Sunday, 9 September 2012
The ballad of an artist
Not that painting is some unachievable goal, some fantastically difficult to attain dream, unlike my boyhood ambition of going into outer space (blame Star Wars) which seems quite laughable now, not least in the face of my dislike of being in motion. No, painting is something that can and should be a part of my life, considering how long I have, well, longed for it to be so. Yet for a considerable time it was not a desire that I was willing to admit, for to admit such was to make a necessity of trying to make it real. Fear was then and, of course, still is a dominant force. (Is there anyone who can say otherwise?)
I had no intention when I walked into my studio this morning of spending time reminiscing, or reviewing my place in the world and yet here I am. As an abstract artist whose work relies upon self expression, events such as this are not uncommon. I'd go as far as to state that they are pretty much part of the job.

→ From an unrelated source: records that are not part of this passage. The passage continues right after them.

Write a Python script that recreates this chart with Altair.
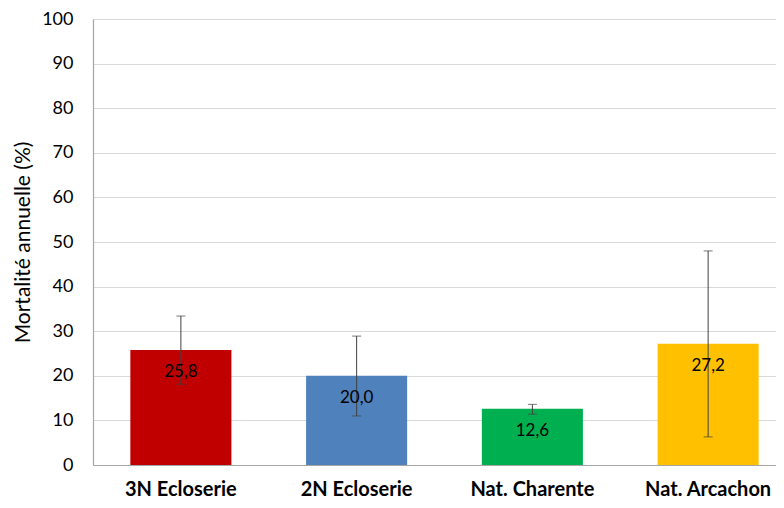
import altair as alt
import pandas as pd

categories = ["3N Ecloserie", "2N Ecloserie", "Nat. Charente", "Nat. Arcachon"]
values = [25.8, 20.0, 12.6, 27.2]
err_low = [18.1, 11.0, 11.4, 6.3]
err_high = [33.4, 28.9, 13.6, 48.0]
labels = ["25,8", "20,0", "12,6", "27,2"]
colors = ["#C00000", "#4F81BD", "#00B050", "#FFC000"]

df = pd.DataFrame({
    "cat": categories,
    "val": values,
    "lo": err_low,
    "hi": err_high,
    "lab": labels,
    "col": colors,
})

FONT = "Lato"

x = alt.X("cat:N", sort=categories, title=None,
          scale=alt.Scale(range=[0, 703], paddingInner=0.425, paddingOuter=0.2125),
          axis=alt.Axis(labelAngle=0, labelFontWeight="bold", labelFontSize=20,
                        labelColor="#000000", labelFont=FONT, ticks=False,
                        labelPadding=14, domainColor="#A6A6A6", domainWidth=1.2))
y = alt.Y("val:Q", title="Mortalité annuelle (%)",
          scale=alt.Scale(domain=[0, 100], nice=False),
          axis=alt.Axis(values=list(range(0, 101, 10)), ticks=False, labelFontSize=18,
                        labelFont=FONT, labelColor="#000000", labelPadding=20,
                        titleFont=FONT, titleFontSize=21, titleFontWeight="normal",
                        titleColor="#000000", titlePadding=8,
                        domainColor="#A6A6A6", domainWidth=1.2,
                        gridColor="#D9D9D9", gridWidth=1.2))

base = alt.Chart(df)

bars = base.mark_bar().encode(
    x=x, y=y,
    color=alt.Color("col:N", scale=None),
)

rules = base.mark_rule(color="#404040", strokeWidth=1).encode(
    x=alt.X("cat:N", sort=categories),
    y="lo:Q", y2="hi:Q",
)
cap_lo = base.mark_tick(color="#404040", thickness=1, size=9, orient="horizontal").encode(
    x=alt.X("cat:N", sort=categories), y="lo:Q")
cap_hi = base.mark_tick(color="#404040", thickness=1, size=9, orient="horizontal").encode(
    x=alt.X("cat:N", sort=categories), y="hi:Q")

text = base.mark_text(baseline="middle", dy=22, fontSize=17, font=FONT, color="#000000").encode(
    x=alt.X("cat:N", sort=categories), y="val:Q", text="lab:N")

chart = alt.layer(bars, rules, cap_lo, cap_hi, text).properties(
    width=683, height=446,
    autosize=alt.AutoSizeParams(type="none"),
    padding={"left": 85, "top": 11, "right": 0, "bottom": 33},
).configure_view(stroke=None).configure(background="white")

chart.save("out.html", embed_options={"renderer": "svg", "actions": False})
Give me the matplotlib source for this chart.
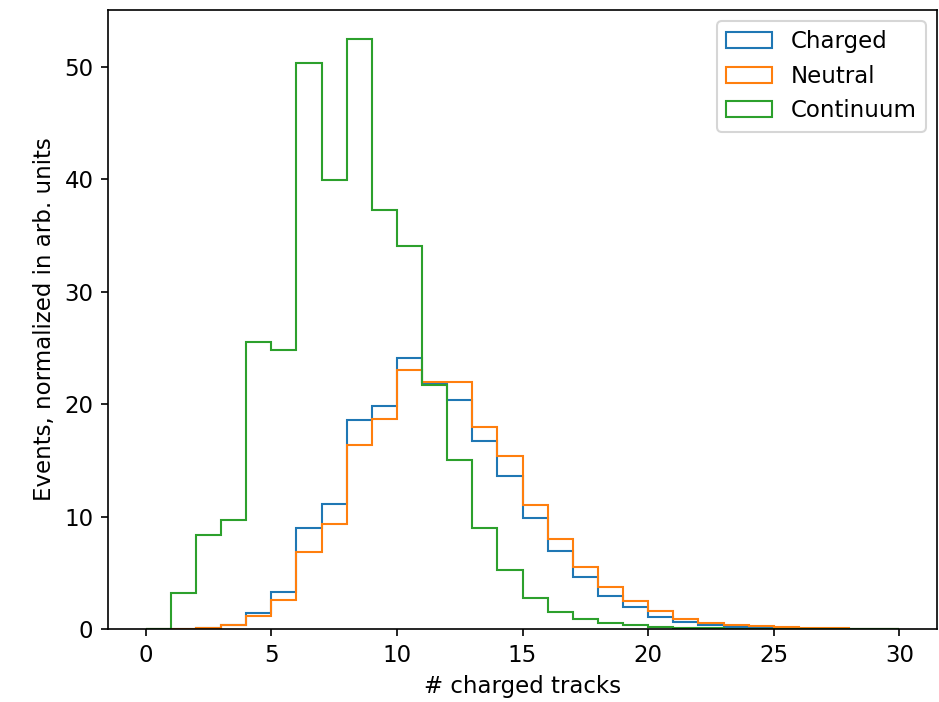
import numpy as np
import matplotlib
matplotlib.use("Agg")
import matplotlib.pyplot as plt

# bin edges: 0..30, width 1
edges = np.arange(0, 31)

charged = [0, 0.02, 0.1, 0.33, 1.4, 3.33, 8.99, 11.1, 18.6, 19.8,
           24.15, 21.9, 20.4, 16.7, 13.6, 9.9, 6.96, 4.6, 2.9, 1.94,
           1.05, 0.64, 0.34, 0.2, 0.1, 0.05, 0.03, 0.02, 0.01, 0.005]
neutral = [0, 0.02, 0.1, 0.33, 1.19, 2.58, 6.85, 9.38, 16.4, 18.7,
           23.04, 22.0, 22.0, 18.0, 15.4, 11.0, 8.0, 5.5, 3.75, 2.5,
           1.58, 0.87, 0.49, 0.34, 0.25, 0.15, 0.1, 0.05, 0.03, 0.02]
continuum = [0, 3.24, 8.33, 9.67, 25.5, 24.86, 50.36, 39.95, 52.46, 37.25,
             34.1, 21.7, 15.0, 8.96, 5.25, 2.73, 1.51, 0.86, 0.5, 0.32,
             0.2, 0.1, 0.06, 0.04, 0.02, 0.01, 0.01, 0.0, 0.0, 0.0]
labels = ["Charged", "Neutral", "Continuum"]

plt.rcParams["font.size"] = 11

fig = plt.figure(figsize=(939 / 150, 702 / 150), dpi=150)
ax = fig.add_axes([0.115, 0.104, 0.883, 0.882])

centers = edges[:-1] + 0.5
for vals, lab in zip([charged, neutral, continuum], labels):
    ax.hist(centers, bins=edges, weights=vals, histtype="step", label=lab)

ax.set_xlabel("# charged tracks")
ax.set_ylabel("Events, normalized in arb. units")
ax.legend(loc="upper right")

fig.savefig("out.png", dpi=150)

I have been calling myself an artist for some years now and I have tried to live up to that title. In many respects I believe I have succeeded, in others I know that I can and should do better. I try not to pressure myself, however I am my own boss and so there is often little choice. After all, I have quite a comfy and tempting sofa and someone needs to keep me from fully exploiting its potential. I recall a genuinely brilliant maths teacher I had at school, who was of the opinion that the best mathematicians were the laziest, for they always work to make the simplest and therefore best explanations. I am not certain that the same can be said of artists.
Today, standing in my studio, I looked at the paintings I have worked on in the past month. There are four that are mostly finished and one that I have just begun (my fingers are ingrained with pigments as I type). I realised that I am not painting 'for a reason', as was more often than not the self-imposed necessity of the past. For most of my life as an artist, I was always working for an exhibition, a gallery or a commission. Presently, I have none of those things to work towards or for. I am painting, simply, for me. This is who I am and this is what I do. Painting is not just part of my life, it is what I do. I am a painter. I do best when I remember this.
It might seem like a rather ordinary revelation, yet it is one nonetheless, at least to me. Painting is not just something I do when I need to, it is what I do and it seems there is really almost no reason that I can't do it every day.